Moreover, even those few hierarchs of the Ukrainian Orthodox Church who positioned themselves as supporters of a church independent of Moscow are now silent, he said. "I will tell you more: they are all now crawling back, like crawdads, they are scared. None of them will go [to attend the Assembly], you will see," Metropolitan Sofrony said.
The Ukrainian Orthodox Church's affiliation with the Moscow Patriarchate is now only an encumbrance, given the former's many parishes and de facto independence.

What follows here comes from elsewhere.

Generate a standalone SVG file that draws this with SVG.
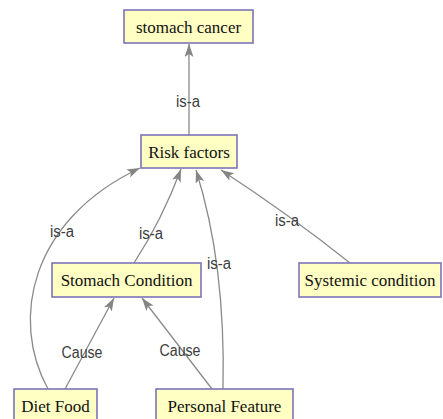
<svg xmlns="http://www.w3.org/2000/svg" width="443" height="419" viewBox="0 0 443 419">
<style>
.node rect{fill:#ffffc4;stroke:#7b74b8;stroke-width:1.6}
.node text{font-family:"Liberation Serif",serif;font-size:17px;fill:#111;text-anchor:middle}
.edge{fill:none;stroke:#8a8a8a;stroke-width:1.3;marker-end:url(#arr)}
.lbl{font-family:"Liberation Sans",sans-serif;font-size:16px;fill:#3c3c3c;text-anchor:middle}
</style>
<defs>
<marker id="arr" markerUnits="userSpaceOnUse" markerWidth="14" markerHeight="10" refX="13" refY="4.5" orient="auto">
<path d="M0,0 L13,4.5 L0,9 L3,4.5 z" fill="#858585"/>
</marker>
</defs>
<rect width="443" height="419" fill="#fff"/>
<g id="connectors">
<path class="edge" d="M189,135 L189,44"/>
<path class="edge" d="M48,389 C10,320 30,220 140,168"/>
<path class="edge" d="M134,263 Q162,220 181,169"/>
<path class="edge" d="M223,389 C225,300 215,230 196,170"/>
<path class="edge" d="M350,263 Q290,215 221,170"/>
<path class="edge" d="M65,389 L114,298"/>
<path class="edge" d="M212,389 L142,298"/>
<text class="lbl" x="188" y="107" textLength="24" lengthAdjust="spacingAndGlyphs">is-a</text>
<text class="lbl" x="62" y="237" textLength="24" lengthAdjust="spacingAndGlyphs">is-a</text>
<text class="lbl" x="151" y="239" textLength="24" lengthAdjust="spacingAndGlyphs">is-a</text>
<text class="lbl" x="219" y="269" textLength="24" lengthAdjust="spacingAndGlyphs">is-a</text>
<text class="lbl" x="287" y="226" textLength="24" lengthAdjust="spacingAndGlyphs">is-a</text>
<text class="lbl" x="82" y="358" textLength="41" lengthAdjust="spacingAndGlyphs">Cause</text>
<text class="lbl" x="180" y="356" textLength="41" lengthAdjust="spacingAndGlyphs">Cause</text>
</g>
<g id="stomach-cancer" class="node"><rect x="124" y="10" width="129" height="33"/><text x="188.5" y="33">stomach cancer</text></g>
<g id="risk-factors" class="node"><rect x="141" y="135" width="96" height="33"/><text x="189" y="158">Risk factors</text></g>
<g id="stomach-condition" class="node"><rect x="52" y="263" width="149" height="34"/><text x="126.5" y="286">Stomach Condition</text></g>
<g id="systemic-condition" class="node"><rect x="299" y="263" width="142" height="34"/><text x="370" y="286">Systemic condition</text></g>
<g id="diet-food" class="node"><rect x="14" y="389" width="83" height="34"/><text x="55.5" y="412">Diet Food</text></g>
<g id="personal-feature" class="node"><rect x="156" y="389" width="137" height="34"/><text x="224.5" y="412">Personal Feature</text></g>
</svg>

"Just listen to that: 12,000 parishes! And if you add the Ukrainian Orthodox Church of the Kiev Patriarchate and the Ukrainian Autocephalous Orthodox Church, it will be the biggest one among all Orthodox Churches in the whole world. We have three lavras. We have a lot of believers and monasteries, we have very many monks. Why can't we run ourselves? Although our situation is good now. We are not dependent on Moscow for anything. But one word spoils all the porridge, which is very tasty. This word is 'Moscow.' If it is an encumbrance, talk to the patriarch. Tell him let's split the good way. Manifest your will, don't sever relations with Constantinople, act right! We are brothers. But no! There is no such understanding. [...] I don't know why that is," the metropolitan said.
He has thus become the second archbishop of the canonical Ukrainian Orthodox Church to say he may join the "unified local church" being created by Constantinople. Metropolitan Aleksander Drabinko, former secretary of the late Metropolitan Vladimir of Kiev, recently made a similar statement on Radio Liberty. "I am inclined to believe that if everything goes the canonical way, as it is going now, I don't see any obstacles to becoming a participant in this local, unified, undivided Ukrainian church," he said.